La nostra stessa storia dimostra come anche la cultura occidentale sia stata attraversata da conflitti sanguinari e ripensamenti filosofici prima di potersi dire democratica e laica. Processi che hanno richiesto una loro gestazione prima di trovare la luce. Imporre una tempistica alla storia è faticoso oltre che inutile ed Egitto e Libia sono esempi perfetti in questo senso. Ci vuole tempo e fiducia nella parte maggioritaria della società.
Capire, quindi, cosa fare prima di farlo. Il rischio a cui andiamo incontro, altrimenti, è quello di cominciare nuovamente un conflitto che verrà percepito (o fatto percepire alla popolazione) come l’ennesimo scontro tra due mondi opposti, a totale svantaggio di quello che invece deve essere l’obiettivo: dare un’immagine dell’occidente diversa da quella che da un paio di centinaia di anni stiamo trasmettendo ai popoli arabi.
Lasciare insomma il “fardello dell’uomo bianco” ben chiuso in un ripostiglio e, anzi, tornare a guardare un po’ di più alle nostre cose.
Mai come oggi la nostra stessa casa è sotto attacco – parliamo di attacco culturale – e lo dimostra il numero sempre crescente di islamici europei e americani (di seconda generazione o convertiti) che hanno abbracciato la causa siriana o jihadista in generale. La mancanza di obiettivi da una parte e il buonismo di certa politica dall’altra, ha portato a un annacquamento culturale che è il vero nervo scoperto della nostra società. A preoccupare non deve essere il numero di quanti partono per combattere una causa che credono giusta, ma il fatto che la causa in questione è l’opposto di quello in cui noi crediamo: diritti umani e rispetto dell’uomo.

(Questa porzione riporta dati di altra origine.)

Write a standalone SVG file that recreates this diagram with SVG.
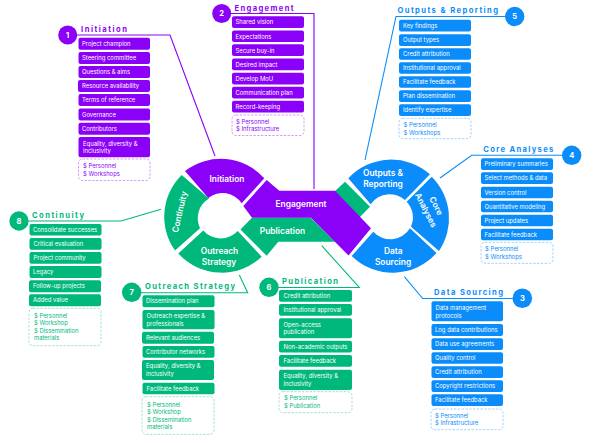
<svg xmlns="http://www.w3.org/2000/svg" width="600" height="443" viewBox="0 0 600 443">
<style>
text{font-family:"Inter","Liberation Sans",sans-serif}
.p{fill:#8b00f7}.g{fill:#00b87c}.b{fill:#0a8cfa}
.t{font-size:5.9px;fill:#fff}
.d{font-size:5.9px}
.h{font-size:7.6px;font-weight:700}
.n{font-size:7.5px;font-weight:700;fill:#fff;text-anchor:middle}
.c{font-size:8.4px;font-weight:600;fill:#fff;text-anchor:middle}
.bp{fill:#fff;fill-opacity:1;stroke-width:.7;stroke-dasharray:2.4 1.4;stroke-opacity:.55}
.lp{stroke:#8b00f7}.lg{stroke:#00b87c}.lb{stroke:#0a8cfa}
.l{fill:none;stroke-width:1.1}
</style>
<g id="connectors">
<path class="l lp" d="M76 35H170L215 156"/>
<path class="l lp" d="M231 13.5H314V189"/>
<path class="l lb" d="M505 16.5H396L365 160"/>
<path class="l lb" d="M562 155.3H471.7L440 178"/>
<path class="l lb" d="M513 298.5H422.7L404.3 276.7"/>
<path class="l lg" d="M278 287.5H359.3L321.7 245.7"/>
<path class="l lg" d="M141 292.7H247.7L239.3 275"/>
<path class="l lg" d="M28.5 221H121L161 209.3"/>
</g>
<g id="hub">
<path id="seg-green-strip" class="g" d="M333 193L345 181.7L370 206.7L358 219Z"/>
<g id="seg-initiation"><path class="p" d="M185 171A58.5 58.5 0 0 1 264.3 178.3L241.7 203.3A23 23 0 0 0 208.3 198Z"/><text class="c" x="227" y="181.5">Initiation</text></g>
<g id="seg-continuity"><path class="g" d="M181.7 175L209 198.5A23 23 0 0 0 200 228.3L175 250.5A58.5 58.5 0 0 1 181.7 175Z"/><text class="c" transform="translate(182.5 212.5) rotate(-77)">Continuity</text></g>
<g id="seg-outreach"><path class="g" d="M178.3 253.5L203.3 230.5A23 23 0 0 0 237.7 231L261.7 256.7A58.5 58.5 0 0 1 178.3 253.5Z"/><text class="c" x="219.5" y="254">Outreach</text><text class="c" x="219" y="265">Strategy</text></g>
<g id="seg-publication"><path class="g" d="M252 217.7H310.7L335 241.7H278.3L266.7 255.7L240.5 229.5Z"/><text class="c" x="282.5" y="233.5">Publication</text></g>
<g id="seg-engagement"><path class="p" d="M243.3 206L266.7 180L279.3 190.7H335L371 228.3L348.5 255.5L311 217.7H252Z"/><text class="c" x="301" y="207">Engagement</text></g>
<g id="seg-outputs"><path class="b" d="M348.3 178.3A58.5 58.5 0 0 1 430 174.3L405 200A23 23 0 0 0 370.7 204.3Z"/><text class="c" x="383" y="176">Outputs &amp;</text><text class="c" x="383" y="187">Reporting</text></g>
<g id="seg-core"><path class="b" d="M431.7 176.7A58.5 58.5 0 0 1 439 251L411 226.7A23 23 0 0 0 406.7 201.7Z"/><text class="c" transform="translate(433.5 207.2) rotate(63)">Core</text><text class="c" transform="translate(423.3 211.4) rotate(63)">Analyses</text></g>
<g id="seg-data"><path class="b" d="M351.7 256L373.3 231.7A23 23 0 0 0 410 228.3L436.5 253A58.5 58.5 0 0 1 351.7 256Z"/><text class="c" x="393.3" y="253.5">Data</text><text class="c" x="393" y="265">Sourcing</text></g>
</g>
<g id="node1">
<circle class="p" cx="67.7" cy="35" r="9.5"/><text class="n" x="67.7" y="37.7">1</text>
<text class="h p" x="81" y="32" textLength="46">Initiation</text>
<g class="p"><rect x="78.5" y="37.7" width="71.5" height="12" rx="2"/><rect x="78.5" y="52" width="71.5" height="12" rx="2"/><rect x="78.5" y="66" width="71.5" height="12" rx="2"/><rect x="78" y="80" width="72" height="12" rx="2"/><rect x="78.5" y="94" width="71.5" height="12" rx="2"/><rect x="78.5" y="108.5" width="71.5" height="12" rx="2"/><rect x="78.5" y="122.7" width="71.5" height="12" rx="2"/><rect x="78.5" y="137" width="71.5" height="20.3" rx="2"/></g>
<text class="t" x="82" y="46">Project champion</text><text class="t" x="82" y="60">Steering committee</text><text class="t" x="82" y="74">Questions &amp; aims</text><text class="t" x="82" y="88">Resource availability</text><text class="t" x="82" y="102">Terms of reference</text><text class="t" x="82" y="116.5">Governance</text><text class="t" x="82" y="131">Contributors</text><text class="t" x="83" y="145.5">Equality, diversity &amp;</text><text class="t" x="83" y="153">inclusivity</text>
<rect class="bp lp" x="78.5" y="159" width="71.5" height="21.5" rx="4"/>
<text class="d p" x="83" y="168">$ Personnel</text><text class="d p" x="83" y="175.5">$ Workshops</text>
</g>
<g id="node2">
<circle class="p" cx="221.7" cy="13.5" r="9.5"/><text class="n" x="221.7" y="16.2">2</text>
<text class="h p" x="234.5" y="10.5" textLength="59">Engagement</text>
<g class="p"><rect x="232" y="16.3" width="72" height="11.7" rx="2"/><rect x="232" y="30.4" width="72" height="11.7" rx="2"/><rect x="232" y="44.3" width="72" height="11.7" rx="2"/><rect x="232" y="58.6" width="72" height="11.7" rx="2"/><rect x="232" y="72.7" width="72" height="11.7" rx="2"/><rect x="232" y="86.7" width="72" height="11.7" rx="2"/><rect x="232" y="100.7" width="72" height="11.7" rx="2"/></g>
<text class="t" x="235.5" y="24.3">Shared vision</text><text class="t" x="235.5" y="38.5">Expectations</text><text class="t" x="235.5" y="52.5">Secure buy-in</text><text class="t" x="235.5" y="66.5">Desired impact</text><text class="t" x="235.5" y="80.5">Develop MoU</text><text class="t" x="235.5" y="95">Communication plan</text><text class="t" x="235.5" y="109">Record-keeping</text>
<rect class="bp lp" x="232" y="115" width="72" height="20.5" rx="4"/>
<text class="d p" x="236" y="123.5">$ Personnel</text><text class="d p" x="236" y="131">$ Infrastructure</text>
</g>
<g id="node3">
<circle class="b" cx="522.3" cy="298.3" r="9.8"/><text class="n" x="522.3" y="301">3</text>
<text class="h b" x="434" y="295" textLength="69">Data Sourcing</text>
<g class="b"><rect x="431.5" y="301.3" width="71.5" height="20" rx="2"/><rect x="431.5" y="324" width="71.5" height="12" rx="2"/><rect x="431.5" y="338.3" width="71.5" height="11.7" rx="2"/><rect x="431.5" y="352.3" width="71.5" height="11.5" rx="2"/><rect x="431.5" y="366.3" width="71.5" height="11.7" rx="2"/><rect x="431.5" y="380.3" width="71.5" height="11.7" rx="2"/><rect x="431.5" y="394.3" width="71.5" height="11.7" rx="2"/></g>
<text class="t" x="435.5" y="310">Data management</text><text class="t" x="435.5" y="317.5">protocols</text><text class="t" x="435" y="332.2">Log data contributions</text><text class="t" x="435" y="346.3">Data use agreements</text><text class="t" x="435" y="360.3">Quality control</text><text class="t" x="435" y="374.3">Credit attribution</text><text class="t" x="435" y="388.3">Copyright restrictions</text><text class="t" x="435" y="402.3">Facilitate feedback</text>
<rect class="bp lb" x="431" y="409" width="72" height="20.7" rx="4"/>
<text class="d b" x="435" y="417.5">$ Personnel</text><text class="d b" x="435" y="425">$ Infrastructure</text>
</g>
<g id="node4">
<circle class="b" cx="571.7" cy="155.3" r="9.7"/><text class="n" x="571.7" y="158">4</text>
<text class="h b" x="483.3" y="152.3" textLength="70">Core Analyses</text>
<g class="b"><rect x="481" y="158.3" width="72" height="11.7" rx="2"/><rect x="481" y="172.3" width="72" height="11.7" rx="2"/><rect x="481" y="186.7" width="72" height="11.5" rx="2"/><rect x="481" y="200.7" width="72" height="11.5" rx="2"/><rect x="481" y="214.7" width="72" height="11.5" rx="2"/><rect x="481" y="228.7" width="72" height="11.5" rx="2"/></g>
<text class="t" x="484.5" y="166.3">Preliminary summaries</text><text class="t" x="484.5" y="180.3">Select methods &amp; data</text><text class="t" x="484.5" y="194.6">Version control</text><text class="t" x="484.5" y="208.6">Quantitative modeling</text><text class="t" x="484.5" y="222.6">Project updates</text><text class="t" x="484.5" y="236.6">Facilitate feedback</text>
<rect class="bp lb" x="481" y="242.3" width="72" height="21" rx="4"/>
<text class="d b" x="485" y="251">$ Personnel</text><text class="d b" x="485" y="258.5">$ Workshops</text>
</g>
<g id="node5">
<circle class="b" cx="514.7" cy="16.5" r="9.7"/><text class="n" x="514.7" y="19.2">5</text>
<text class="h b" x="397.5" y="13" textLength="100.5">Outputs &amp; Reporting</text>
<g class="b"><rect x="399" y="19.7" width="72" height="11.7" rx="2"/><rect x="399" y="34.3" width="72" height="11.7" rx="2"/><rect x="399" y="48.3" width="72" height="11.5" rx="2"/><rect x="399" y="62.3" width="72" height="11.5" rx="2"/><rect x="399" y="76.3" width="72" height="11.5" rx="2"/><rect x="399" y="90.3" width="72" height="11.7" rx="2"/><rect x="399" y="104.3" width="72" height="11.7" rx="2"/></g>
<text class="t" x="403" y="27.8">Key findings</text><text class="t" x="403" y="42.4">Output types</text><text class="t" x="403" y="56.3">Credit attribution</text><text class="t" x="403" y="70.3">Institutional approval</text><text class="t" x="403" y="84.3">Facilitate feedback</text><text class="t" x="403" y="98.4">Plan dissemination</text><text class="t" x="403" y="112.4">Identify expertise</text>
<rect class="bp lb" x="399" y="118.3" width="72" height="20.4" rx="4"/>
<text class="d b" x="403.5" y="127">$ Personnel</text><text class="d b" x="403.5" y="134.5">$ Workshops</text>
</g>
<g id="node6">
<circle class="g" cx="269" cy="287.3" r="9.7"/><text class="n" x="269" y="290">6</text>
<text class="h g" x="282" y="284" textLength="56">Publication</text>
<g class="g"><rect x="279" y="290" width="73" height="11.7" rx="2"/><rect x="279" y="304" width="73" height="11.7" rx="2"/><rect x="279" y="318.3" width="73" height="20" rx="2"/><rect x="279" y="340.7" width="73" height="11.7" rx="2"/><rect x="279" y="355" width="73" height="11.7" rx="2"/><rect x="279" y="369.7" width="73" height="20.3" rx="2"/></g>
<text class="t" x="283.5" y="298">Credit attribution</text><text class="t" x="283.5" y="312">Institutional approval</text><text class="t" x="283.5" y="326.8">Open-access</text><text class="t" x="283.5" y="334.3">publication</text><text class="t" x="283.5" y="348.7">Non-academic outputs</text><text class="t" x="283.5" y="363">Facilitate feedback</text><text class="t" x="283.5" y="378.3">Equality, diversity &amp;</text><text class="t" x="283.5" y="385.8">inclusivity</text>
<rect class="bp lg" x="279" y="391.7" width="73" height="21" rx="4"/>
<text class="d g" x="284" y="400.3">$ Personnel</text><text class="d g" x="284" y="407.8">$ Publication</text>
</g>
<g id="node7">
<circle class="g" cx="131.7" cy="292.3" r="9.7"/><text class="n" x="131.7" y="295">7</text>
<text class="h g" x="145" y="289.3" textLength="90">Outreach Strategy</text>
<g class="g"><rect x="142.5" y="295.3" width="72" height="12" rx="2"/><rect x="142.5" y="310" width="72" height="19.3" rx="2"/><rect x="142" y="331.7" width="72" height="12" rx="2"/><rect x="142.5" y="346" width="72" height="11.7" rx="2"/><rect x="142" y="360" width="72" height="20" rx="2"/><rect x="142.5" y="382.7" width="72" height="11.6" rx="2"/></g>
<text class="t" x="146" y="303.4">Dissemination plan</text><text class="t" x="146.5" y="318">Outreach expertise &amp;</text><text class="t" x="146.5" y="325.5">professionals</text><text class="t" x="146" y="339.8">Relevant audiences</text><text class="t" x="146" y="354">Contributor networks</text><text class="t" x="146" y="368">Equality, diversity &amp;</text><text class="t" x="146" y="375.5">inclusivity</text><text class="t" x="146.5" y="390.6">Facilitate feedback</text>
<rect class="bp lg" x="142" y="396.7" width="72" height="37.6" rx="4"/>
<text class="d g" x="147" y="406.5">$ Personnel</text><text class="d g" x="147" y="414">$ Workshop</text><text class="d g" x="147" y="421.7">$ Dissemination</text><text class="d g" x="147" y="429.3">materials</text>
</g>
<g id="node8">
<circle class="g" cx="19" cy="221" r="9.7"/><text class="n" x="19" y="223.7">8</text>
<text class="h g" x="32" y="218" textLength="52">Continuity</text>
<g class="g"><rect x="29.5" y="224" width="72" height="11.5" rx="2"/><rect x="29.5" y="238" width="72" height="11.7" rx="2"/><rect x="29.5" y="252" width="72" height="11.7" rx="2"/><rect x="29.5" y="266" width="72" height="12" rx="2"/><rect x="29" y="280.3" width="72" height="12" rx="2"/><rect x="29" y="294.3" width="72" height="12" rx="2"/></g>
<text class="t" x="33" y="232">Consolidate successes</text><text class="t" x="33.5" y="246">Critical evaluation</text><text class="t" x="33.5" y="260">Project community</text><text class="t" x="33" y="274">Legacy</text><text class="t" x="33" y="288.4">Follow-up projects</text><text class="t" x="33" y="302.3">Added value</text>
<rect class="bp lg" x="29" y="308.3" width="72" height="37.4" rx="4"/>
<text class="d g" x="34" y="317.5">$ Personnel</text><text class="d g" x="34" y="325">$ Workshop</text><text class="d g" x="34" y="332.7">$ Dissemination</text><text class="d g" x="34" y="340.3">materials</text>
</g>
</svg>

Se anni di lotte hanno prodotto questo corto circuito, non sarebbe opportuno rivedere l’approccio verso il problema prima che sia troppo tardi?
Il dato oggettivo va ben oltre quello numerico e svela un albero – l’occidente – che sta perdendo le proprie radici mentre è intento a fare in modo che i suoi rami arrivino sempre più lontano.